▶ **REQUIREMENTS**: In the listing that follows, how many lines contain "this"? Give the number only.
Begin AVAILABLE RECORDS
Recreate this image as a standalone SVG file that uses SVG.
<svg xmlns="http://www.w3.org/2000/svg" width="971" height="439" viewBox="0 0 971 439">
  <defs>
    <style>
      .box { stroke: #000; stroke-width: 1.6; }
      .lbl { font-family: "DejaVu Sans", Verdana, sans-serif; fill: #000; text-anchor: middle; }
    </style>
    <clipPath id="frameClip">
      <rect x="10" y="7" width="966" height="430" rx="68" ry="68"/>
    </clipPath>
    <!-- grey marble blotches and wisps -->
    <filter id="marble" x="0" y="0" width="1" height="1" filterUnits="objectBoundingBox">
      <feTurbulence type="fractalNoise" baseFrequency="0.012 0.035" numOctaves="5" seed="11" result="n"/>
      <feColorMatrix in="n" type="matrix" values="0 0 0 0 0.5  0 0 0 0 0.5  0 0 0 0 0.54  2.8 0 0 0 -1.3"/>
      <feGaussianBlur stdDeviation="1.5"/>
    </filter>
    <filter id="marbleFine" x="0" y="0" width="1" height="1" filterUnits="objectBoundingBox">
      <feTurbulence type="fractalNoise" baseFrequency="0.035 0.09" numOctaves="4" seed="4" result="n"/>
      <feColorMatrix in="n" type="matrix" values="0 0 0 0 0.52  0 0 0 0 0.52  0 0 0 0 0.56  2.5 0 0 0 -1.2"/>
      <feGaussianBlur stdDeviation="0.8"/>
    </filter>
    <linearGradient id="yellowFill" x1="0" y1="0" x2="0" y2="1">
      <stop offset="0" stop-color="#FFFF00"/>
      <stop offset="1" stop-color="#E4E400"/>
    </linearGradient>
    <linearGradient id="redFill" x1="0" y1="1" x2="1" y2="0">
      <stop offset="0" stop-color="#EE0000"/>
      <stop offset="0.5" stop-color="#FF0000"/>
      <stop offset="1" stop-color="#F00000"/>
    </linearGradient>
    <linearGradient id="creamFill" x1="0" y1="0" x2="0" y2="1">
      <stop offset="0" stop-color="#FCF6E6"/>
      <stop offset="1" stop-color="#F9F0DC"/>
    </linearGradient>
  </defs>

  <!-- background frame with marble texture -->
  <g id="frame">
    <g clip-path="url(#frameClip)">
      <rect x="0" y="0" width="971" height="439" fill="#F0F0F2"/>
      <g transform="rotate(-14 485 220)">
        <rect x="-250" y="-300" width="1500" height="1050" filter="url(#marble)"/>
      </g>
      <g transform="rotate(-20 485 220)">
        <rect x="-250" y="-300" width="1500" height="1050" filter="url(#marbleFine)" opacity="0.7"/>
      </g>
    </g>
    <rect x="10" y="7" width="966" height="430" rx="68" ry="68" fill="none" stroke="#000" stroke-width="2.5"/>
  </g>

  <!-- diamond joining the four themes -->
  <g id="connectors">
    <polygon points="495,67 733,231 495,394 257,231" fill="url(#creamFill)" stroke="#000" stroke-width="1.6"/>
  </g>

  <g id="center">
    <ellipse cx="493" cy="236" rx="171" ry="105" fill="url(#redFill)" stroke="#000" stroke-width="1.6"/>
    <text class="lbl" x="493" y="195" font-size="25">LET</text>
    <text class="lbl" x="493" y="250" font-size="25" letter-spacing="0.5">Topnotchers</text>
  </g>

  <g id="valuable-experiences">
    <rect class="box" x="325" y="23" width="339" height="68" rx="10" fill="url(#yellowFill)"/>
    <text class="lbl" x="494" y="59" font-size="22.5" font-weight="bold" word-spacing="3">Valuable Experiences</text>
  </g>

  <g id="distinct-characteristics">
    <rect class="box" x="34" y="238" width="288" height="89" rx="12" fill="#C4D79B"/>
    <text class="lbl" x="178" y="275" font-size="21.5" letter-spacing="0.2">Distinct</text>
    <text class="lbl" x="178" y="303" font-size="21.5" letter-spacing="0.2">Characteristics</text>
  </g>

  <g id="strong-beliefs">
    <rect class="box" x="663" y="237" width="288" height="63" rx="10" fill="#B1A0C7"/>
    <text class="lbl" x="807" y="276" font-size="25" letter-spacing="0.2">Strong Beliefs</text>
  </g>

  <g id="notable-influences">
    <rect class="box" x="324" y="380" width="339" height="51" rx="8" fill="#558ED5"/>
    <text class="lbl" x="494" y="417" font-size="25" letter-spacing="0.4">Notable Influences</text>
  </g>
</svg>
End AVAILABLE RECORDS
Begin AVAILABLE RECORDS
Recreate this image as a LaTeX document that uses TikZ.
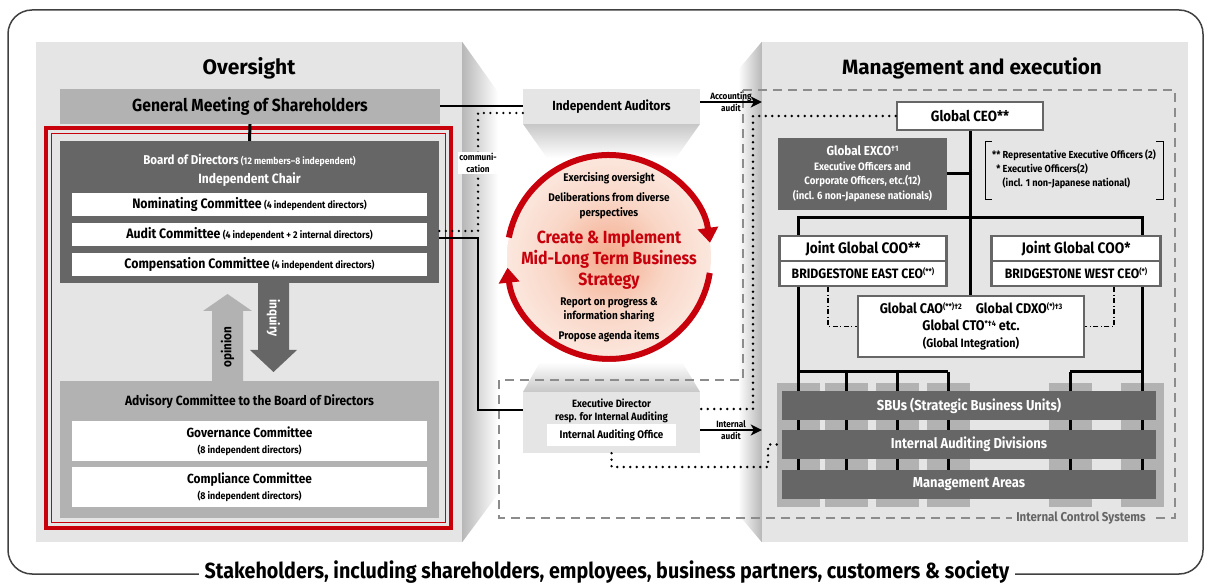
End AVAILABLE RECORDS
▶ **RESPONSE**: 2